The boys and I have been making bread together since they were babies, but the process has definitely evolved over the years. When they were little, they were happy to simply help me make whatever I was making. Then, somewhere around age four, if I recall, Connor decided he wanted to make his bread, however he wanted to make it. What ensued was close to two years of lots of self-directed mixing of various amounts of flour, water, sugar, raisins, nuts, rainbow sprinkles, and food coloring, resulting in various liquidy mixtures that we would then bake into various semi-edible but not very tasty bricks of “bread”. Sometime last summer he decided that he wanted to make “real” bread, as he put it. He decided that he was OK with using a recipe, as long as he could still do it all himself. So, I worked up a very simple bread recipe that he would be able to make truly on his own. And indeed, for the last six months or so, that’s exactly what he has been doing. He’s made this bread several times (the photos that follow are from a few different bread-making sessions), and my job has been simply to talk him through each step (since he’s not able to read the recipe yet), and help him get the pan in and out of the oven. Ian’s been making bread, too, and they usually do it at the same time, each making their own version. At age four, Ian’s versions are definitely more free-form. He’s not much into following recipes, and he loves to add extra ingredients…..of all kinds. A recent version contained cooked carrots and broccoli. As you can imagine, Ian’s results are a bit more variable than Connor’s, but both have made some pretty tasty breads. And when someone wants to taste one of their creations? Not much seems to make them happier or more proud.
Makes 1 standard-sized loaf of bread
2 cups unbleached all-purpose white flour
1 cup whole wheat flour
1 package (2 1/4 teaspoons) instant (Rapid Rise) yeast
1 tablespoon honey
1 cup warm water
2 tablespoons olive oil (or other oil, if you prefer), plus extra for greasing bowl and pan
1 teaspoon salt
1.) In a small bowl, combine warm water, honey, and yeast. Mix well and set aside.
2.) In a large mixing bowl, combine 1 1/2 cups of the white flour, wheat flour, and salt. Mix well to combine.
3.) Pour the water mixture into the flour mixture and mix thoroughly. (The dough will be thick, and stirring can be difficult, so if it’s not thoroughly combined yet, don’t worry. You can finish mixing it all together during kneading it in the next step).

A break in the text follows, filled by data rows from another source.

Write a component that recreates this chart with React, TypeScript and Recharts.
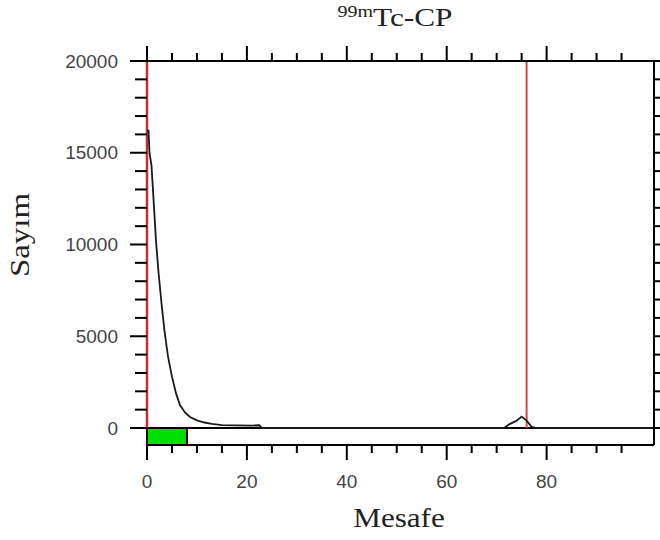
import React from "react";
import { ComposedChart, Line, XAxis, YAxis, ReferenceLine, ReferenceArea } from "recharts";

// distance (Mesafe) and counts (Sayım)
const distance = [0, 0.3, 0.5, 0.9, 1.3, 1.8, 2.3, 2.9, 3.5, 4.2, 5.0, 5.8, 6.6, 7.6, 8.6, 10, 11.5, 13, 15, 18, 21, 22.5, 23, 40, 60, 71.5, 72.5, 74, 75, 76, 77, 78, 90, 101.5];
const counts = [16200, 16200, 15000, 14300, 12500, 10200, 8500, 6800, 5300, 3900, 2800, 1900, 1250, 850, 600, 420, 300, 220, 160, 140, 130, 150, 0, 0, 0, 0, 200, 400, 620, 400, 60, 0, 0, 0];

const xTicks = [0, 5, 10, 15, 20, 25, 30, 35, 40, 45, 50, 55, 60, 65, 70, 75, 80, 85, 90, 95];
const yTicks = [0, 1000, 2000, 3000, 4000, 5000, 6000, 7000, 8000, 9000, 10000, 11000, 12000, 13000, 14000, 15000, 16000, 17000, 18000, 19000, 20000];
const originPeak = 0;
const frontPeak = 76;
const originBand = [0, 8];
const yMin = -926;

const data = distance.map((d, i) => ({ d, count: counts[i] }));

const tickFont = { fontFamily: "'Liberation Sans', Arial, sans-serif", fontSize: 19, fill: "#444" };

const LeftTick = (props: any) => {
  const { x, y, payload } = props;
  const major = payload.value % 5000 === 0;
  return (
    <g>
      <line x1={x - (major ? 17 : 12)} y1={y} x2={x} y2={y} stroke="#000" strokeWidth={2} />
      {major && (
        <text x={x - 29} y={y} textAnchor="end" dominantBaseline="central" {...tickFont}>
          {payload.value}
        </text>
      )}
    </g>
  );
};

const RightTick = (props: any) => {
  const { x, y } = props;
  return <line x1={x} y1={y} x2={x + 8} y2={y} stroke="#000" strokeWidth={2} />;
};

const BottomTick = (props: any) => {
  const { x, y, payload } = props;
  const major = payload.value % 20 === 0;
  return (
    <g>
      <line x1={x} y1={y} x2={x} y2={y + (major ? 15 : 8)} stroke="#000" strokeWidth={2} />
      {major && (
        <text x={x} y={y + 36} textAnchor="middle" dominantBaseline="central" {...tickFont}>
          {payload.value}
        </text>
      )}
    </g>
  );
};

const TopTick = (props: any) => {
  const { x, y, payload } = props;
  const major = payload.value % 20 === 0;
  return <line x1={x} y1={y - (major ? 15 : 8)} x2={x} y2={y} stroke="#000" strokeWidth={2} />;
};

const serif = "'Liberation Serif', 'Times New Roman', serif";

export default function App() {
  return (
    <div style={{ position: "absolute", left: 0, top: 0, width: 660, height: 540, background: "#fff" }}>
      <ComposedChart width={660} height={540} data={data} margin={{ top: 41, right: 0, bottom: 45, left: 87 }}>
        <XAxis xAxisId="b" dataKey="d" type="number" domain={[0, 101.5]} ticks={xTicks} interval={0} allowDataOverflow
          orientation="bottom" height={50} tickSize={0} tickMargin={0} tickLine={false} tick={<BottomTick />}
          axisLine={{ stroke: "#000", strokeWidth: 2 }} />
        <XAxis xAxisId="t" dataKey="d" type="number" domain={[0, 101.5]} ticks={xTicks} interval={0} allowDataOverflow
          orientation="top" height={20} tickSize={0} tickMargin={0} tickLine={false} tick={<TopTick />}
          axisLine={{ stroke: "#000", strokeWidth: 2 }} />
        <YAxis yAxisId="l" type="number" domain={[yMin, 20000]} ticks={yTicks} interval={0} allowDataOverflow
          orientation="left" width={60} tickSize={0} tickMargin={0} tickLine={false} tick={<LeftTick />}
          axisLine={false} />
        <YAxis yAxisId="r" type="number" domain={[yMin, 20000]} ticks={yTicks} interval={0} allowDataOverflow
          orientation="right" width={6} tickSize={0} tickMargin={0} tickLine={false} tick={<RightTick />}
          axisLine={{ stroke: "#000", strokeWidth: 2 }} />
        <ReferenceArea xAxisId="b" yAxisId="l" x1={originBand[0]} x2={originBand[1]} y1={yMin} y2={0}
          fill="#00e000" fillOpacity={1} stroke="#000" strokeWidth={2} />
        <ReferenceLine xAxisId="b" yAxisId="l" y={0} stroke="#000" strokeWidth={2} />
        <ReferenceLine xAxisId="b" yAxisId="l" segment={[{ x: originPeak, y: 0 }, { x: originPeak, y: 20000 }]}
          stroke="#c0302e" strokeWidth={2.5} />
        <ReferenceLine xAxisId="b" yAxisId="l" segment={[{ x: frontPeak, y: 0 }, { x: frontPeak, y: 20000 }]}
          stroke="#d04a48" strokeWidth={2} />
        <Line xAxisId="b" yAxisId="l" type="linear" dataKey="count" stroke="#1a1a1a" strokeWidth={1.8}
          dot={false} isAnimationActive={false} />
      </ComposedChart>
      <div style={{ position: "absolute", left: 395, top: 5, transform: "translateX(-50%) scaleX(1.25)", fontFamily: serif, fontSize: 25, lineHeight: "25px", color: "#222", whiteSpace: "nowrap" }}>
        <span style={{ fontSize: 16, position: "relative", top: -9 }}>99m</span>Tc-CP
      </div>
      <div style={{ position: "absolute", left: 399, top: 505, transform: "translateX(-50%) scaleX(1.15)", fontFamily: serif, fontSize: 27, lineHeight: "27px", color: "#222", whiteSpace: "nowrap" }}>
        Mesafe
      </div>
      <div style={{ position: "absolute", left: 20, top: 235, transform: "translate(-50%, -50%) rotate(-90deg) scaleX(1.22)", fontFamily: serif, fontSize: 27, lineHeight: "27px", color: "#222", whiteSpace: "nowrap" }}>
        Sayım
      </div>
    </div>
  );
}
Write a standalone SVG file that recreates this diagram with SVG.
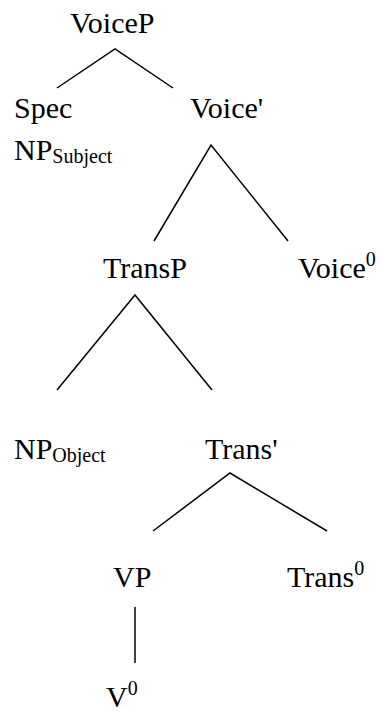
<svg xmlns="http://www.w3.org/2000/svg" width="386" height="715" viewBox="0 0 386 715">
  <style>
    .lbl { font-size: 30px; fill: #000; }
    .sub { font-size: 20px; }
    .edge { stroke: #000; stroke-width: 1.5; fill: none; stroke-linecap: butt; }
  </style>
  <rect width="386" height="715" fill="#fff"/>

  <!-- tree branches -->
  <g id="connectors">
    <polyline class="edge" points="57,88 115,49 173,88"/>
    <polyline class="edge" points="154,241 211,145 288,241"/>
    <polyline class="edge" points="57,390 135,295 212,390"/>
    <polyline class="edge" points="153,531 230,473 327,531"/>
    <line class="edge" x1="135" y1="607" x2="135" y2="663"/>
  </g>

  <!-- node labels -->
  <g font-family="Liberation Serif, Times New Roman, serif">
    <g id="voiceP"><text class="lbl" x="70" y="33">VoiceP</text></g>
    <g id="spec"><text class="lbl" x="14" y="118">Spec</text></g>
    <g id="np-subject"><text class="lbl" x="14" y="160">NP<tspan class="sub" dy="3">Subject</tspan></text></g>
    <g id="voice-bar"><text class="lbl" x="190" y="118">Voice'</text></g>
    <g id="transP"><text class="lbl" x="103" y="278">TransP</text></g>
    <g id="voice0"><text class="lbl" x="298" y="278">Voice<tspan class="sub" dy="-12">0</tspan></text></g>
    <g id="np-object"><text class="lbl" x="14" y="459">NP<tspan class="sub" dy="3">Object</tspan></text></g>
    <g id="trans-bar"><text class="lbl" x="205" y="459">Trans'</text></g>
    <g id="vp"><text class="lbl" x="113" y="587">VP</text></g>
    <g id="trans0"><text class="lbl" x="287" y="587">Trans<tspan class="sub" dy="-12">0</tspan></text></g>
    <g id="v0"><text class="lbl" x="106" y="707">V<tspan class="sub" dy="-12">0</tspan></text></g>
  </g>
</svg>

4.) Lightly flour counter or cutting board with a small amount of the remaining 1/2 cup of flour. Turn dough onto counter and knead for 8-10 minutes. Add additional flour from the remaining flour as needed to prevent sticking.
5.) Lightly oil the original mixing bowl. Put kneaded dough back into bowl. Cover loosely with a damp, clean kitchen towel and allow to rise in a warm spot for about 40 minutes, until roughly doubled in size. If the room temperature is on the cold side, you may need to let it rise for longer.
6.) Using your fingers, lightly grease the bread pan with oil, then set aside.
7.) Pre-heat the oven to 350 degrees.
8.) Remove the cloth from over the dough. Make a fist with you hand and firmly punch down the dough in the bowl.
9.) Turn dough out onto counter and knead for a couple of minutes. Add a small amount of flour (from the remaining quantity of flour) if needed to prevent sticking.
10.) Firmly press dough into bread pan so that it is relatively flat and fills the pan evenly.
11.) Loosely cover pan with the damp kitchen towel, and allow to rise in warm spot for 20 minutes.
12.) Bake at 350 degrees for about 45 minutes, or until bread is golden brown on top.
13.) Allow bread to cool slightly, then remove bread from pan. Allow to cool thoroughly on a cooling rack. Enjoy!